Note also that you can handle (3^W-3)/2+1 coins if you *do* have to determine whether it is heavy or light, provided you have a single reference coin available, which you know has the correct weight. You do this by labelling the extra coin with a string of all 2s. This results in it being placed on the same side of the scales each time, and in that side of the scales having one more coin than the other each time. So you put the reference coin on the other side of the scales to the "all 2s" coin on each weighing.

Proving that this works is straightforward, once you notice that the method of string construction makes sure that in each position, 1/3 of the strings have 0, 1/3 have 1, and 1/3 have 2, and that if a string occurs, then the string obtained by replacing each 0 with a 2 and each 2 with a 0 does not occur.

If you already know the odd coin is heavy (or light), you can handle 3^W coins.
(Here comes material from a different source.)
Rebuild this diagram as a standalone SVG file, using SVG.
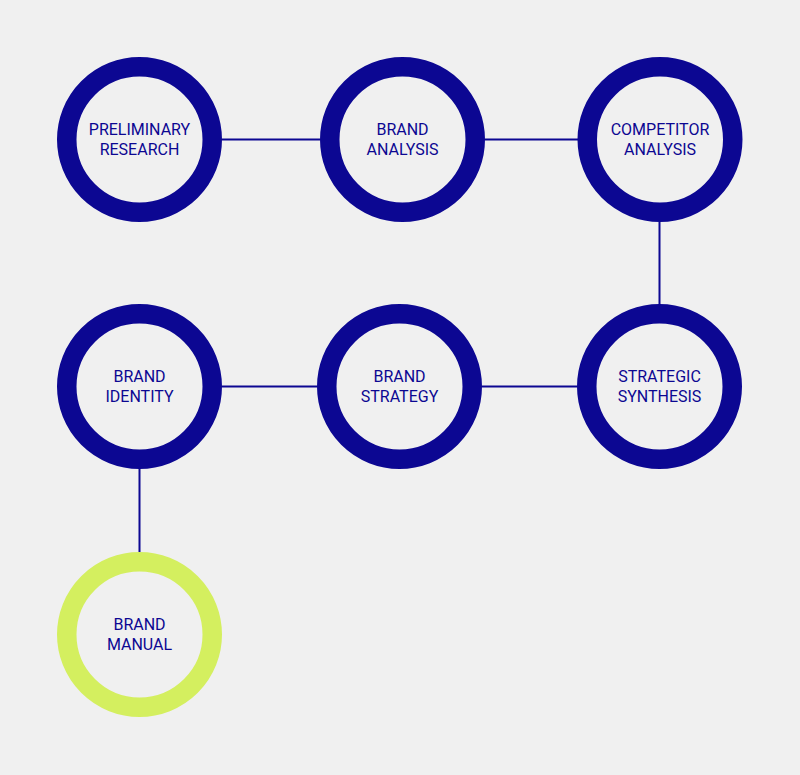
<svg xmlns="http://www.w3.org/2000/svg" width="800" height="775" viewBox="0 0 800 775">
<style>
.ring{fill:none;stroke:#0c0792;stroke-width:19.5}
.ring.last{stroke:#d4ef5f}
.lbl{font-family:Roboto,"Liberation Sans",sans-serif;font-size:16px;fill:#0c0792;text-anchor:middle}
.conn line{stroke:#0c0792;stroke-width:2}
</style>
<rect width="800" height="775" fill="#f0f0f0"/>
<g class="conn">
<line x1="222" y1="139.5" x2="320" y2="139.5"/>
<line x1="485" y1="139.5" x2="578" y2="139.5"/>
<line x1="659.5" y1="222" x2="659.5" y2="304"/>
<line x1="222" y1="386.5" x2="317" y2="386.5"/>
<line x1="482" y1="386.5" x2="577" y2="386.5"/>
<line x1="139.5" y1="469" x2="139.5" y2="552"/>
</g>
<g id="preliminary-research"><circle class="ring" cx="139.5" cy="139.5" r="72.75"/><text class="lbl" x="139.5" y="135">PRELIMINARY</text><text class="lbl" x="139.5" y="155">RESEARCH</text></g>
<g id="brand-analysis"><circle class="ring" cx="402.5" cy="139.5" r="72.75"/><text class="lbl" x="402.5" y="135">BRAND</text><text class="lbl" x="402.5" y="155">ANALYSIS</text></g>
<g id="competitor-analysis"><circle class="ring" cx="660" cy="139.5" r="72.75"/><text class="lbl" x="660" y="135">COMPETITOR</text><text class="lbl" x="660" y="155">ANALYSIS</text></g>
<g id="brand-identity"><circle class="ring" cx="139.5" cy="386.5" r="72.75"/><text class="lbl" x="139.5" y="382">BRAND</text><text class="lbl" x="139.5" y="402">IDENTITY</text></g>
<g id="brand-strategy"><circle class="ring" cx="399.5" cy="386.5" r="72.75"/><text class="lbl" x="399.5" y="382">BRAND</text><text class="lbl" x="399.5" y="402">STRATEGY</text></g>
<g id="strategic-synthesis"><circle class="ring" cx="659.5" cy="386.5" r="72.75"/><text class="lbl" x="659.5" y="382">STRATEGIC</text><text class="lbl" x="659.5" y="402">SYNTHESIS</text></g>
<g id="brand-manual"><circle class="ring last" cx="139.5" cy="634.5" r="72.75"/><text class="lbl" x="139.5" y="630">BRAND</text><text class="lbl" x="139.5" y="650">MANUAL</text></g>
</svg>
Given W weighings, there can only be 3^W possible combinations of balances, left pan heavy, and right pan heavy.

The algorithm in this case:

Divide the coins into three equal groups... A, B, and C. Weigh A against B. If a pan sinks, it contains the heavy coin, otherwise, the heavy coin is in group C. If your group size is 1, you've found the coin, otherwise recurse on the group containing the heavy coin.

[CrystyB]

incidentally, with 10 weighings, the coins could be as much as 29523.

Ow and bah @ mith for posting that AFTER i searched my hard-drive... :P

[This message has been edited by CrystyB (edited 04-11-2002 10:10 PM).]

[mith]

http://www.greylabyrinth.com/Puzzles/answer019.htm

[Sumudu2]

what do you do when the number of coins is not divisible by 3?

[CrystyB]

Weigh the required number regardless. If the balance doesn't tip, you have 2N known goodies, from which you can add to the leftover pile to make up to N.